**DATA SECTION:**
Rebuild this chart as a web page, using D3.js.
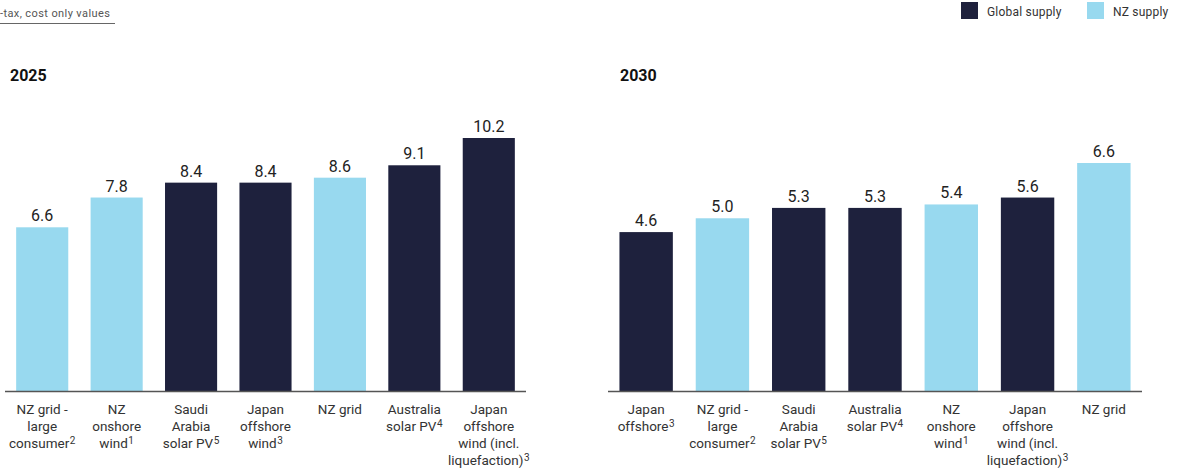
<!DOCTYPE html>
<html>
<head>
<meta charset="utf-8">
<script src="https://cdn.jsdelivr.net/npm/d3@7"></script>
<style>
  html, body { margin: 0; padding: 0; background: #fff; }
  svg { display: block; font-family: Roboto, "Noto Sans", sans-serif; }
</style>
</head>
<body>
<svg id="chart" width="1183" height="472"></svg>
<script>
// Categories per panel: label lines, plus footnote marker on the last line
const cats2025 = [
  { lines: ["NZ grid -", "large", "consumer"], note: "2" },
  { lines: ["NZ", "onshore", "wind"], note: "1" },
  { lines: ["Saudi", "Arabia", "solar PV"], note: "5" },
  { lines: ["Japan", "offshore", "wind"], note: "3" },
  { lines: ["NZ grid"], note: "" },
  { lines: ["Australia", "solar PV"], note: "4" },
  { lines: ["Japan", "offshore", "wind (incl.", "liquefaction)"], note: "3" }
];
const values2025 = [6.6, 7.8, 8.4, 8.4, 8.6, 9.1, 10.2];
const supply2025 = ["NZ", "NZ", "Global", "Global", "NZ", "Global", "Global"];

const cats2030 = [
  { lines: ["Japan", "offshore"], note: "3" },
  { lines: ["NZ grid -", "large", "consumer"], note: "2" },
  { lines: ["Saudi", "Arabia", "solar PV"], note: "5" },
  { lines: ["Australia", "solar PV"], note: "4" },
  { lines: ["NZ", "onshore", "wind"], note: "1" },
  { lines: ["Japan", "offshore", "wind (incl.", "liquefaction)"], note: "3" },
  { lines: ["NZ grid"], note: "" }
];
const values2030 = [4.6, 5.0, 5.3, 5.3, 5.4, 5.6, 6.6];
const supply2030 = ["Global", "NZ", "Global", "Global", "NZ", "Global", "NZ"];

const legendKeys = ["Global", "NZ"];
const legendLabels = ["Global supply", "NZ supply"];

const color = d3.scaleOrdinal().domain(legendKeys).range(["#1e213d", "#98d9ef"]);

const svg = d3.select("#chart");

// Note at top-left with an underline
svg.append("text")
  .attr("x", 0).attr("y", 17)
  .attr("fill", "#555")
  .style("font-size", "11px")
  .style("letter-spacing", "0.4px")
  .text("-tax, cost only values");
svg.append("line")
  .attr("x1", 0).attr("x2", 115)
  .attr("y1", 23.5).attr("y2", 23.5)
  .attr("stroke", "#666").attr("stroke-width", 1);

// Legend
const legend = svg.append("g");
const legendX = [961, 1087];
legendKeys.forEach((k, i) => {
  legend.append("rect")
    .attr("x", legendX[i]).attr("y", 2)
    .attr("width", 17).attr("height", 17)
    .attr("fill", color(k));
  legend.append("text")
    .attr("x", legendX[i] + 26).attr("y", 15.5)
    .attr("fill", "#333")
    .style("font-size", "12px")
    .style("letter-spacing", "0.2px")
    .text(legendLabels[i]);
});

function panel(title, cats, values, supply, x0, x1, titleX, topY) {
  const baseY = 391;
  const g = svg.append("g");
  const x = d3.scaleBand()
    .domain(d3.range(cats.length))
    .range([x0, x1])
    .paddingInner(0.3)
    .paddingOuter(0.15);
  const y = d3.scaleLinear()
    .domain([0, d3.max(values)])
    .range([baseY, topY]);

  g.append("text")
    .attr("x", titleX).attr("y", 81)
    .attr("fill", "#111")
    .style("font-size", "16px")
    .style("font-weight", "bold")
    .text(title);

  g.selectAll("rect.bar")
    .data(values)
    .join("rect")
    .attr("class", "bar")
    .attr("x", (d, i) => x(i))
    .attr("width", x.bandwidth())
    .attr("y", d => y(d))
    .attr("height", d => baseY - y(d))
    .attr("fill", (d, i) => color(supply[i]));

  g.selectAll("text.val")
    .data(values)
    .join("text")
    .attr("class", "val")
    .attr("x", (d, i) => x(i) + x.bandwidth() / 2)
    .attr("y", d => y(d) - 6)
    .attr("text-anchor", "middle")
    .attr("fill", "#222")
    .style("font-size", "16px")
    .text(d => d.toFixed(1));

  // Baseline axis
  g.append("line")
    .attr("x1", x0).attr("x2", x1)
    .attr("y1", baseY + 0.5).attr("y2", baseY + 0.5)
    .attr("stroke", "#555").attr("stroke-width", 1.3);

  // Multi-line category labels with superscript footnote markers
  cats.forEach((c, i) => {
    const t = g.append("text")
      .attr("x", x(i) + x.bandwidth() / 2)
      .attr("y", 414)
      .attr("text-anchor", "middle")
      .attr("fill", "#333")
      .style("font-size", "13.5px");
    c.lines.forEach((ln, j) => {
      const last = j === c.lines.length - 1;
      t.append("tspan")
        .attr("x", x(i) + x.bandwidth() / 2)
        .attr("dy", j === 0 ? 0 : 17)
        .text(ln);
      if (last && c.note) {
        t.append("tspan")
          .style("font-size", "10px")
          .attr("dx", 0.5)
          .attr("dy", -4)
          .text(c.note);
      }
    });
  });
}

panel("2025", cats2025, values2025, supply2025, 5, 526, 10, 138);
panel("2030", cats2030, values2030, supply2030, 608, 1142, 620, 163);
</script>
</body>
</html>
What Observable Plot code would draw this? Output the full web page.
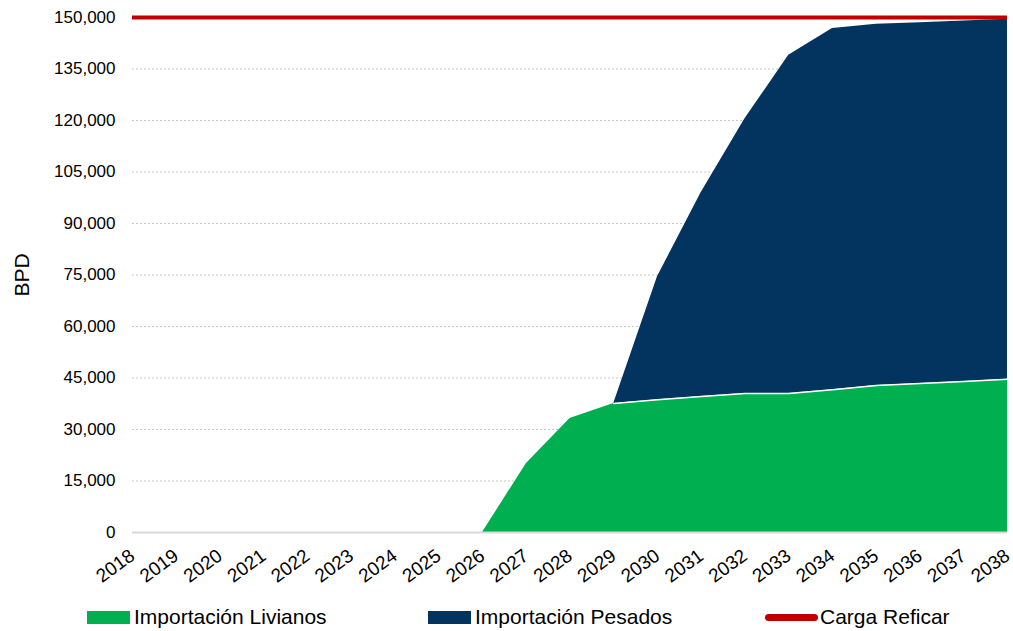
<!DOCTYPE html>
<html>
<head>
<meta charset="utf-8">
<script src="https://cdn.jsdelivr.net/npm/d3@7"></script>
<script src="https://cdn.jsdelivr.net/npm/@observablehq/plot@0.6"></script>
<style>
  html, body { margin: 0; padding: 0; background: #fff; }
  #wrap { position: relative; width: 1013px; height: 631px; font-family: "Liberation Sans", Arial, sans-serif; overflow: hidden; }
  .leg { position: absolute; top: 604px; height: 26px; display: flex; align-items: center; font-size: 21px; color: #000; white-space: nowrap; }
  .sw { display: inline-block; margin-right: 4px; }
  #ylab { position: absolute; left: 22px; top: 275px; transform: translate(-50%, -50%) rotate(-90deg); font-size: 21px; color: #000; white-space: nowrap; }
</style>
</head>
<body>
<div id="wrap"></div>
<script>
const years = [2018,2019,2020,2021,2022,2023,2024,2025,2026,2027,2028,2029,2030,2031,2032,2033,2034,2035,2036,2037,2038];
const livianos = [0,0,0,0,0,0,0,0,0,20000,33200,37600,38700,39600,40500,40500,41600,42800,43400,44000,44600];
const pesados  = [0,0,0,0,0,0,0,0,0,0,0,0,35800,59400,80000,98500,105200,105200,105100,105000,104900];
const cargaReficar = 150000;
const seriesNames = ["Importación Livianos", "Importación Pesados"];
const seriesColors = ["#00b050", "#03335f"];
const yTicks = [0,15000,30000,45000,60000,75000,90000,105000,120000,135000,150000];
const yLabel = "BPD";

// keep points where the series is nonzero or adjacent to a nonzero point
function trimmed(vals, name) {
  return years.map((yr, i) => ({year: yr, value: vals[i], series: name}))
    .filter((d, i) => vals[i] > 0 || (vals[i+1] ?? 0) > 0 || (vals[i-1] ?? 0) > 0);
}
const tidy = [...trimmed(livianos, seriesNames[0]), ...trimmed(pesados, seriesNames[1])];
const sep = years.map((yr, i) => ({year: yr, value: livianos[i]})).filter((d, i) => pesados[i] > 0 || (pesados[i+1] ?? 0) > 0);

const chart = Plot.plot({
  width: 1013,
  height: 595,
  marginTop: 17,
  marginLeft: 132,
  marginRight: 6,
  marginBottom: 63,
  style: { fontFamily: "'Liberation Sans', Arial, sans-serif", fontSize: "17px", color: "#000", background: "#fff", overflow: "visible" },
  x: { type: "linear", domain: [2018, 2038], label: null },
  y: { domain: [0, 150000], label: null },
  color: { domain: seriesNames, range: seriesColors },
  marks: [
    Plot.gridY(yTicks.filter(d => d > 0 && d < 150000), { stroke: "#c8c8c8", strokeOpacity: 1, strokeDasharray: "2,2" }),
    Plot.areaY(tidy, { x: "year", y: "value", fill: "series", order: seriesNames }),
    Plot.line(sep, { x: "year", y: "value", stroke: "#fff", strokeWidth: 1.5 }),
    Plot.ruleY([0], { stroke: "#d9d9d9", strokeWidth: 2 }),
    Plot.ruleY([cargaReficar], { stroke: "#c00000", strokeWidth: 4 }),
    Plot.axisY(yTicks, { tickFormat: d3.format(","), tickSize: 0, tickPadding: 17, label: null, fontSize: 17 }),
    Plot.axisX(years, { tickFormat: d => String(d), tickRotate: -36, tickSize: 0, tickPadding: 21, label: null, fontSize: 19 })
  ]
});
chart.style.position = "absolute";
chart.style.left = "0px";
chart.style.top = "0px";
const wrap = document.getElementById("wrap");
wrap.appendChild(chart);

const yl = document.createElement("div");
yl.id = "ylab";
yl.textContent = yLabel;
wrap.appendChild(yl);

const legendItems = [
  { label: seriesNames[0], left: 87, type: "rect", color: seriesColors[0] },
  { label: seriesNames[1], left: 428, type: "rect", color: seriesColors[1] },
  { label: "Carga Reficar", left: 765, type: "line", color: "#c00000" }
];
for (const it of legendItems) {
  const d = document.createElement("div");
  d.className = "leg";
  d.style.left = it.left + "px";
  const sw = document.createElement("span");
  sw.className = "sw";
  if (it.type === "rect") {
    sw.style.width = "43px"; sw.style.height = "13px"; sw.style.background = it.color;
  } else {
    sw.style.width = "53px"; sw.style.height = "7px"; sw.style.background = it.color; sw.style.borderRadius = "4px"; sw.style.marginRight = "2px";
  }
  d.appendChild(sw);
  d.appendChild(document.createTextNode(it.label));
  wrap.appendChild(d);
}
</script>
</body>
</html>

**REQUEST:**
Collect the lines of the data that carry the word "this".

**FINISHED EXERCISE:**
Rebuild this chart as a web page, using D3.js.
What Observable Plot code would draw this? Output the full web page.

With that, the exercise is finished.